Princeton University

School of Engineering & Applied Science

Achitectural Support for Large-scale Shared Memory Systems

Speaker: 
Yaosheng Fu
Location: 
Engineering Quadrangle J401
Date/Time: 
Tuesday, September 12, 2017 - 3:00pm to 4:30pm

Abstract
Modern CPUs, GPUs, and data centers are being built with more and more cores. Many popular workloads will require even more hardware parallelism in the future. Shared memory is a popular parallel programming model with many advantages, but it is historically difficult to scale to a large number of cores/nodes.
 
This thesis focuses on improving two key challenges of large-scale shared memory systems: scalability and fault-tolerance. In order to solve those challenges, this thesis first develops a parallel simulator named PriME to simulate shared memory systems at scale.
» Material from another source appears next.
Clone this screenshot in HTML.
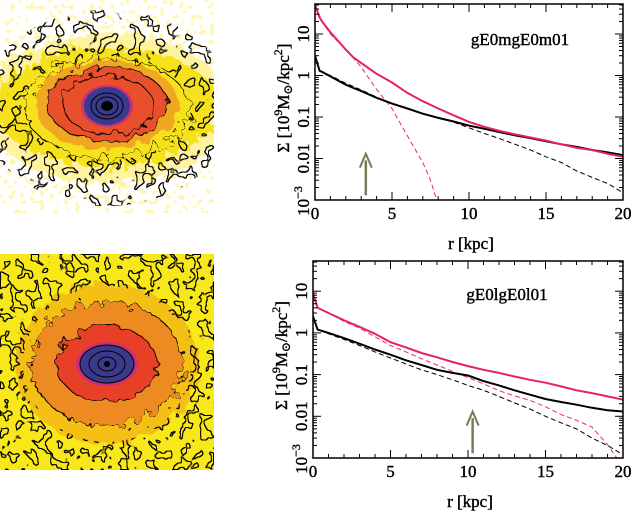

Then it introduces Coherence Domain Restriction (CDR) as a cache coherence framework that sidesteps traditional scalability challenges and enables systems to scale to thousands of cores within a manycore chip or millions of cores across the entire data center. For fault-tolerance, this thesis has developed both a software-centric solution with resilient memory operations (REMO) and a hardware-centric solution with a fault-tolerant cache coherence framework (FTCC). In sum, this thesis demonstrates that shared memory systems have the potential to achieve comparable scalability and fault-tolerance ability as current cluster-based designs while still maintaining other benefits such as ease of programming and efficient memory accesses.